Grief After Holidays

Holiday Blues After Loss

Experiencing mixed feelings or feeling completely blue during the holidays as a bereaved person is to be expected as there is always someone (or multiple people) missing from family or friends gathering around a festive table. Traditions become mixed with sadness and longing.

3 Tips for Loss Blues

Trauma, grief and the holidays

Like any traditional holiday where the expectations are on being grateful, happy, merry or cheerful it is essential to remember that seemingly opposite states can be experienced side by side.

Whether you are in your first year or further along on your grief journey, those expectations can become challenging once you apply them to yourself. You are not operating under normal circumstances. Give yourself the grace to accept and honour what YOU experience.

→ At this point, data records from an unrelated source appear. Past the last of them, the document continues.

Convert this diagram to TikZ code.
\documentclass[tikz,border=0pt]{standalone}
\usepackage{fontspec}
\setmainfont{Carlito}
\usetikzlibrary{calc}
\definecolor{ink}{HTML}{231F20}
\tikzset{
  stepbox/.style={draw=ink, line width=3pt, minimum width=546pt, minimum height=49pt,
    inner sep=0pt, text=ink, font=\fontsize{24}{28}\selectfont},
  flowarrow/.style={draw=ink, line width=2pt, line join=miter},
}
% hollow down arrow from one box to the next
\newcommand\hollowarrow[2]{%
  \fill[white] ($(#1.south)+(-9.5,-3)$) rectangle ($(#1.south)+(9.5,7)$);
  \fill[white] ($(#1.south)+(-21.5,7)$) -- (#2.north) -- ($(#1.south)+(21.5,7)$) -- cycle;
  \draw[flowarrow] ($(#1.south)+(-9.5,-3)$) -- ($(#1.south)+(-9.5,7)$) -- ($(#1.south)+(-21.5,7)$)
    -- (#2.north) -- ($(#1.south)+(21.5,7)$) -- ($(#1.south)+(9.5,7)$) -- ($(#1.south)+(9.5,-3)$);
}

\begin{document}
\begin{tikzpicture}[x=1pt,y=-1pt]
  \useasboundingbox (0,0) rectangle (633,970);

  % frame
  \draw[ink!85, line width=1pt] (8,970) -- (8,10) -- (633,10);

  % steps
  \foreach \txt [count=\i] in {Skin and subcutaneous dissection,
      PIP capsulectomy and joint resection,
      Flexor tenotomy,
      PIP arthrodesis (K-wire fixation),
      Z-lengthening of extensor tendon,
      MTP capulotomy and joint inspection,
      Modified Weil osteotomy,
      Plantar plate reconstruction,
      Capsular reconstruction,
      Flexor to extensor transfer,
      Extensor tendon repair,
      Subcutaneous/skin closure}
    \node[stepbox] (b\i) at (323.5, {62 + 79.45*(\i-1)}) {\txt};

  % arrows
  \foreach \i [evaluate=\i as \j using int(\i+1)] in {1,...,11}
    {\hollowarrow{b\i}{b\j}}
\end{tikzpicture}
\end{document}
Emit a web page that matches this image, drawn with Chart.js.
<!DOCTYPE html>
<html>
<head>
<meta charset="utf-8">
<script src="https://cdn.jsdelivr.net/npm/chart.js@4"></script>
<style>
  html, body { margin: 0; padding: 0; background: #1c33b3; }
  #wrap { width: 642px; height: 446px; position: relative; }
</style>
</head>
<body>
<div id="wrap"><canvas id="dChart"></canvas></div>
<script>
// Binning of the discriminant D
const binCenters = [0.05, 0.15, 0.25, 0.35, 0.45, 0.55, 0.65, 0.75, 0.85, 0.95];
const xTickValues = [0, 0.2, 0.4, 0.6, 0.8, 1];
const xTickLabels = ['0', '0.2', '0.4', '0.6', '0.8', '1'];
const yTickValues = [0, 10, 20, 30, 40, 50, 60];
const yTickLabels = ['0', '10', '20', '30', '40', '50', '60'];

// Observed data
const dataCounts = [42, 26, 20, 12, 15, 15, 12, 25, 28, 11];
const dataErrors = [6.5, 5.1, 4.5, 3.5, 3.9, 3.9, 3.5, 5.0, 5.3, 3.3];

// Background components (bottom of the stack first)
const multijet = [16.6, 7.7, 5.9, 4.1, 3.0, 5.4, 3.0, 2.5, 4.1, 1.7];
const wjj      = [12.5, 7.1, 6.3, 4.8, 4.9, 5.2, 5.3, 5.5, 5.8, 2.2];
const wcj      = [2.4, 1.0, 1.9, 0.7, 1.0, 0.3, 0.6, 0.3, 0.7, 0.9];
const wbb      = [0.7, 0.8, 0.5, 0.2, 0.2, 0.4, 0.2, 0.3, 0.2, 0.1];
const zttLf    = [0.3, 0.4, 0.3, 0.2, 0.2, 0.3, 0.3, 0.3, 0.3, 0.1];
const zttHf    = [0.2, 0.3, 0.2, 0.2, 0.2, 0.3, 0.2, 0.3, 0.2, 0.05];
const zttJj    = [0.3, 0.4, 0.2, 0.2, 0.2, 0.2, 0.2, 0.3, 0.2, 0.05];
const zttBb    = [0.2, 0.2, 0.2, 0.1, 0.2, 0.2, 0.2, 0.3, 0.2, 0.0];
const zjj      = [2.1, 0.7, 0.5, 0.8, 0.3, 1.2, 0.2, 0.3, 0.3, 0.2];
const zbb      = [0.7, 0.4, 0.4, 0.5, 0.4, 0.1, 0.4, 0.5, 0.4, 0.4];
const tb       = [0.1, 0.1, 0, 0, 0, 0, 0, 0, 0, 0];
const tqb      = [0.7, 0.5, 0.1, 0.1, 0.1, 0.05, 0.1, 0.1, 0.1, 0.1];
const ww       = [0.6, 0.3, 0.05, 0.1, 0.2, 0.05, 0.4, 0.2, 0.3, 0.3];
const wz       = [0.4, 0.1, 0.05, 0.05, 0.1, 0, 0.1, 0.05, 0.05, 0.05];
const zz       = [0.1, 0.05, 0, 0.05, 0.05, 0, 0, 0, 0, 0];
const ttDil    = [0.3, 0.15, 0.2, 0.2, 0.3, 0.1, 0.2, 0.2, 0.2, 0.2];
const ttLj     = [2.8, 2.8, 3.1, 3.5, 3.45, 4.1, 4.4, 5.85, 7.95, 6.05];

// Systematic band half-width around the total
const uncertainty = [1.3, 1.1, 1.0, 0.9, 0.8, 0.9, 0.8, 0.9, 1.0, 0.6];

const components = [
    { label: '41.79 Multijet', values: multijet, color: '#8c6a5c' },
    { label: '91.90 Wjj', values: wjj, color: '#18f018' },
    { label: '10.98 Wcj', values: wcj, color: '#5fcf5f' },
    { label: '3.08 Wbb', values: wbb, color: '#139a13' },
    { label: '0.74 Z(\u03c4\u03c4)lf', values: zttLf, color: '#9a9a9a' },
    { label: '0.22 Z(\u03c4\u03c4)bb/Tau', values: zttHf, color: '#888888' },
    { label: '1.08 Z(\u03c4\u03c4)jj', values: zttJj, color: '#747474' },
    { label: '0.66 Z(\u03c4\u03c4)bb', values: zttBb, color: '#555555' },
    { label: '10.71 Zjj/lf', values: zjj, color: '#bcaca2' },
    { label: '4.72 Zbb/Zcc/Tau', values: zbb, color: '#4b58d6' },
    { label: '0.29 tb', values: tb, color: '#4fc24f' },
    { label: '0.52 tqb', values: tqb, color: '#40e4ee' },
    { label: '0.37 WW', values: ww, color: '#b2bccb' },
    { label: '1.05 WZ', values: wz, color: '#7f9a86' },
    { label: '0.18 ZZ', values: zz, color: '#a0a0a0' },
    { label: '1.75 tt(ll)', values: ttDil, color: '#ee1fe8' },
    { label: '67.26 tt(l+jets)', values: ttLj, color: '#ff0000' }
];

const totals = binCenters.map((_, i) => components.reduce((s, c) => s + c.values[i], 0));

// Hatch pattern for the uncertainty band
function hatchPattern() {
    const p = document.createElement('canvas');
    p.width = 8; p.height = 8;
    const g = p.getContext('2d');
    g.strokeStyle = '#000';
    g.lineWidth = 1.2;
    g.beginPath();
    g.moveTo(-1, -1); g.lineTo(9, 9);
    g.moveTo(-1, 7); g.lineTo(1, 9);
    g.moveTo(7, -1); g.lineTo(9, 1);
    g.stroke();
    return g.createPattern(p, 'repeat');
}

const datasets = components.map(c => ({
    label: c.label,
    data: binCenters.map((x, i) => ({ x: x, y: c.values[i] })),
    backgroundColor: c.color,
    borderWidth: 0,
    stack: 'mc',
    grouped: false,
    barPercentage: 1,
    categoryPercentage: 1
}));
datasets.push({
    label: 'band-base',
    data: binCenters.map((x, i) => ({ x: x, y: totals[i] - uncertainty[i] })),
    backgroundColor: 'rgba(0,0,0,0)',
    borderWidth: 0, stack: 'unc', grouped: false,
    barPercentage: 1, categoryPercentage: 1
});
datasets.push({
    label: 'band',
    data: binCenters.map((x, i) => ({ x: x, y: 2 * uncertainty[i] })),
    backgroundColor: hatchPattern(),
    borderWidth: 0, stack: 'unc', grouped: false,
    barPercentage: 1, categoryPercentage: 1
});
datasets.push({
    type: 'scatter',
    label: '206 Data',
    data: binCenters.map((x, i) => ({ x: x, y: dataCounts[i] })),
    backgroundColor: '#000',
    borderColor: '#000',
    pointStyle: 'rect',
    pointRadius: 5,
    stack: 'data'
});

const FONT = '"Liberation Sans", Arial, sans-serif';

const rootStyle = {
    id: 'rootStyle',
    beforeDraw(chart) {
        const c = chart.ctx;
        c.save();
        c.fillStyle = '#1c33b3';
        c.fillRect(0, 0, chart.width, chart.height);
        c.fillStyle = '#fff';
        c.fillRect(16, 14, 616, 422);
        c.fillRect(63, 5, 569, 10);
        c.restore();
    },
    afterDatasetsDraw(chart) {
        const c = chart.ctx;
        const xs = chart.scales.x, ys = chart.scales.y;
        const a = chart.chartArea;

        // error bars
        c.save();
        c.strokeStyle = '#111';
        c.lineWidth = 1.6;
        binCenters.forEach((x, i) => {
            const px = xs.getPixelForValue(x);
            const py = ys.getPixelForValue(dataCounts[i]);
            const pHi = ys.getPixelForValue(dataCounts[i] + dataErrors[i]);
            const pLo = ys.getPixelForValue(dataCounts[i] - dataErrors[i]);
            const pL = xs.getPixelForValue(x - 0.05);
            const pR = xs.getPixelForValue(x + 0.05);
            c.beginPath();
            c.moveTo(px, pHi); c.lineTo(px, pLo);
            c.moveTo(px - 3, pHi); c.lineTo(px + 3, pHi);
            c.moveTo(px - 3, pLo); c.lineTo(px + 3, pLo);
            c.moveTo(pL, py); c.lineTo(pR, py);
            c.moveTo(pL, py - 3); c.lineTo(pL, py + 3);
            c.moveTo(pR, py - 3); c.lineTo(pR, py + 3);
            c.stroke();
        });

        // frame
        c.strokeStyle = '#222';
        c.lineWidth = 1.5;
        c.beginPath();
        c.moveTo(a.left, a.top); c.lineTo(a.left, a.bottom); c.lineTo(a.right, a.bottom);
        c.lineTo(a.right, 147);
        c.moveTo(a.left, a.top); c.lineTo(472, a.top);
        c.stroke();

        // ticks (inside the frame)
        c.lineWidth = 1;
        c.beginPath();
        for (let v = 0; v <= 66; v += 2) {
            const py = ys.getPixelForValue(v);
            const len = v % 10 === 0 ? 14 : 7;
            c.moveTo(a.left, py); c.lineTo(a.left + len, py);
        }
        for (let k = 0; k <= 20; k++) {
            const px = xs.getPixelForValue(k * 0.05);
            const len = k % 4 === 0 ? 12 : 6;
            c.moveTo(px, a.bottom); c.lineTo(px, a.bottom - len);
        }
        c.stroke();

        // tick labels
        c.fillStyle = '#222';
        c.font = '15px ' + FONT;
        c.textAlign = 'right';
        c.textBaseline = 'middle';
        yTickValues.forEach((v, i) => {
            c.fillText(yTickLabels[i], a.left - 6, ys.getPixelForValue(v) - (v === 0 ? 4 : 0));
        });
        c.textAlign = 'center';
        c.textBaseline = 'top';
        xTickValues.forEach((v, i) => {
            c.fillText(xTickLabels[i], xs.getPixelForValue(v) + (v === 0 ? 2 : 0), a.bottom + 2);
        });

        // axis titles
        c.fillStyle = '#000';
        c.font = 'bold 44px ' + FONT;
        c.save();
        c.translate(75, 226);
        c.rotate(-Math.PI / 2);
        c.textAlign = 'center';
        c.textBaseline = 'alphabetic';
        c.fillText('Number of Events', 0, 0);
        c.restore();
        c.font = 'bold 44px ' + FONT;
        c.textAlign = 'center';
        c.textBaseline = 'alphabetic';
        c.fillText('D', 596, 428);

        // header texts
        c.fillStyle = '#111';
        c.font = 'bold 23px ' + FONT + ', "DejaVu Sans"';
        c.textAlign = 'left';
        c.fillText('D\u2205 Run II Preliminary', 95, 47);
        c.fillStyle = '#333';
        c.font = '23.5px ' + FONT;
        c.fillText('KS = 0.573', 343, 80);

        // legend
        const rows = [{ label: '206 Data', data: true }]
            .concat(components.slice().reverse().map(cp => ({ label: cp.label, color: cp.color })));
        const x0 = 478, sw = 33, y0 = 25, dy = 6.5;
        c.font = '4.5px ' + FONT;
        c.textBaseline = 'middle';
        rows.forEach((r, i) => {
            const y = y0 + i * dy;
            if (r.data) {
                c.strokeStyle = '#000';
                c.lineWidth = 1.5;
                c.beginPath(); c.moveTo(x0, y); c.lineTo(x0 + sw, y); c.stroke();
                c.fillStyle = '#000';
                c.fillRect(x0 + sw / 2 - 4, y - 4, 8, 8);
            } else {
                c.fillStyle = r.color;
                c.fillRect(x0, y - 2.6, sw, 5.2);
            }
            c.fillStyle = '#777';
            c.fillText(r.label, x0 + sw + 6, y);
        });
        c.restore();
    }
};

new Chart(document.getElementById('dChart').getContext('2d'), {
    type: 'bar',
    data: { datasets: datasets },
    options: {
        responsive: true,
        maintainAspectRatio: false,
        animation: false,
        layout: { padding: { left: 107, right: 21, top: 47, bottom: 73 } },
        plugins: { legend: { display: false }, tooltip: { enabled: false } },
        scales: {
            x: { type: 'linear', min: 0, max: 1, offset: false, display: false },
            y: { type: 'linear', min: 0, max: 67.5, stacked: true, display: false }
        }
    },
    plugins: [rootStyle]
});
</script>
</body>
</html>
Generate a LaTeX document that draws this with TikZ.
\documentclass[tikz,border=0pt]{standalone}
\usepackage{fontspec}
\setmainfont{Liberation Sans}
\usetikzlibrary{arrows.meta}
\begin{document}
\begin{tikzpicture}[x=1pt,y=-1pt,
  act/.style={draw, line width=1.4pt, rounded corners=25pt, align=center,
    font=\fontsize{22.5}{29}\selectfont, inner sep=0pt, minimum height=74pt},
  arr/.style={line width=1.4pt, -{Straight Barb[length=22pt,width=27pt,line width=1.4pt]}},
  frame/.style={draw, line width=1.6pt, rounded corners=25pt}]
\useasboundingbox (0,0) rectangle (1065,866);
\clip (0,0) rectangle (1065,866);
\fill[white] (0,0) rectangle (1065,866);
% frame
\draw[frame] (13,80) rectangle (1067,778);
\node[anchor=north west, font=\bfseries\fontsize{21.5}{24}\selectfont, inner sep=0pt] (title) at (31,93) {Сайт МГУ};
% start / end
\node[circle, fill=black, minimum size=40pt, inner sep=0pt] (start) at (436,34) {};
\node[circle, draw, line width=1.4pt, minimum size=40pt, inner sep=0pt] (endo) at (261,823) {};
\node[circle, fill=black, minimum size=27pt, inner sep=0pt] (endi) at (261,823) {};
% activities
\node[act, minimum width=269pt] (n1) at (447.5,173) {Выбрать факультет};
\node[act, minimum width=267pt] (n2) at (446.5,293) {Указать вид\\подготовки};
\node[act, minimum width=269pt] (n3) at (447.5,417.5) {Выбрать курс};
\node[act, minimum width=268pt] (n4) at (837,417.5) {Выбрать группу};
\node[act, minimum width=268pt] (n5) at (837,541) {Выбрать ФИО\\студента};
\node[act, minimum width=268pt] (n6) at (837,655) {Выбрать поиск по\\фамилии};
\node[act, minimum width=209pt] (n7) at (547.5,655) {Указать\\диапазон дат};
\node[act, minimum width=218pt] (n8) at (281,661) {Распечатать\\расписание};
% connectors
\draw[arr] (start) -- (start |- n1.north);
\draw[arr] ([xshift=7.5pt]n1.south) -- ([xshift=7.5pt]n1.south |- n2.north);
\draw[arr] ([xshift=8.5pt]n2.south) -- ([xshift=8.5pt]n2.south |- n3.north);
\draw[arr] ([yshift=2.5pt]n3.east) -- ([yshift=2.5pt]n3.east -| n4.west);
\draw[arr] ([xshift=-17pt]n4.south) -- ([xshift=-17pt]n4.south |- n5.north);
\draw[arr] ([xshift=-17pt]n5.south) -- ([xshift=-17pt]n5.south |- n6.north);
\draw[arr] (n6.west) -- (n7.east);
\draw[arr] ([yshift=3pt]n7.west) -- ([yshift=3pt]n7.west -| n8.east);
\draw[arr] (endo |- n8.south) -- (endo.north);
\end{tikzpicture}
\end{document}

If you are facing the holidays for the first time since your loss or trauma, this will most likely be even more accentuated.

If you are a ‘seasoned’ griever you might have your previous experience of the holidays to compare with and will be able to point out the potential grief-activating triggers ahead of time.

How should someone face the holidays with grief?

Griever During the Holidays

The most important thing to remember is self-care. If you are lucky you might have supportive people around you who know how to truly ‘bridge the grief gap’ (as I call it). Still, only you know how you feel inside and you need to know your limits and be mindful of your body, rather than listening to the ‘I have to’ which are usually mind-based expectations that have little to nothing to do with your current situation.

Practical self-care tips for the holiday griever

  • Plan an exit strategy for when situations get too difficult to handle
  • Decide whether you want to participate in an event or tradition based on your gut instinct. In some situations it is better not to participate, others might be helpful to the overall state of mind and heart
  • Let go of the expectation that people necessarily will understand your limits 

Things to look out for

Be aware of the heightened potential of people wanting to proclaim grief myth due to the perceived notion of ‘happy’ holidays needing to be cheerful etc

The first holiday after a loss – how do you deal with grief?

  1. Integrate the lost loved one in some form: Create a time for reflection, write a letter expressing your feelings and wishes, or choose some new ritual to include them, for example, buy a special ornament.
  2. Think about what is important to me/us and do not allow the rest of your family to deter you. If needed this might mean creating your own new traditions and rituals aligned with your needs and desires.
  3. The most important is self-care: plan an exit strategy, say no to what does not feel right or too much to handle, and let other people’s expectations on you go knowing that it is not what you truly need for yourself and your current situation.